The doorknob was hot, but not singeing hot. He opened the door and walked into heat and smoke, an almost intolerable amount. As the smoke began to fill his lungs, his body tried to cough the smoke out. He used his hands to try and push away the thick clouds of ash and smoke. He could not see anything but once inside, the roars of the raging inferno muffled her deafening pleas. 

He called out to her, fighting to know her whereabouts. When he finally saw the top of her head in the corner of a room, he ran to her and swept her in his arms. The fire had engulfed the room and when he turned to run out the same door he entered, the wicked flames met him with fury.   

Surrounded by flames he clung to the little girl. Ash and soot coated her lungs, smothering her whimpering cries. John stood with her life in his arms and he screamed out; a yell of anger at the world for giving them no way out, for not allowing him to save her.   

He dropped to his knees and sobbed. His deep heart wrenching sobs echoed outside the home. He trembled as the fire got closer and the heat began to singe even the hair on his arms. In this moment, nature was a consuming beast. John let go of his hurt, anger, and disappointment. He leaned down, kissed the top of the girls head, and collapsed trying to protect her under him. He surrendered to life as he knew it and accepted his destiny.   

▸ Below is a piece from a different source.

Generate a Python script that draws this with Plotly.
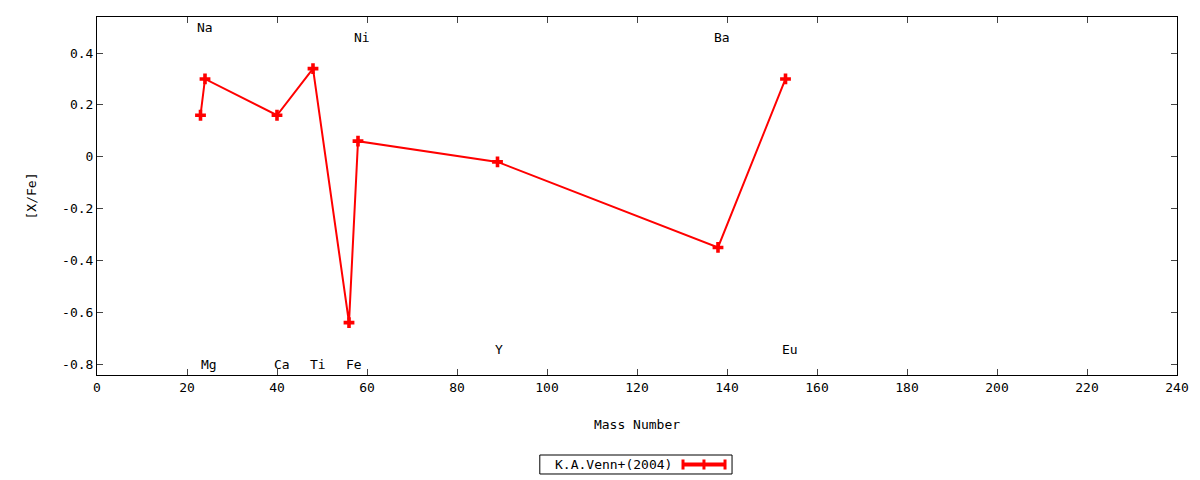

This is the true story of John Mercer, the man who saved me all those years ago in that raging fire. It is because of him I am able to stand here before you today and accept this award for the research and cure of Cancer.   

John Mercer came to us for a reason. He chose to walk that night, to let the path beneath his feet take him where it would. That path led him directly to my mother and me. At a time when life had us down, it sent us an angel that wrapped his wings around me and protected me against harm; a man that put his life on the line for a perfect stranger.   

John Mercer and my mother fell in love all those years ago. Although he is my stepfather, he is also my friend, my angel and my hero. This award belongs to him. Dad, would you please come up here with me.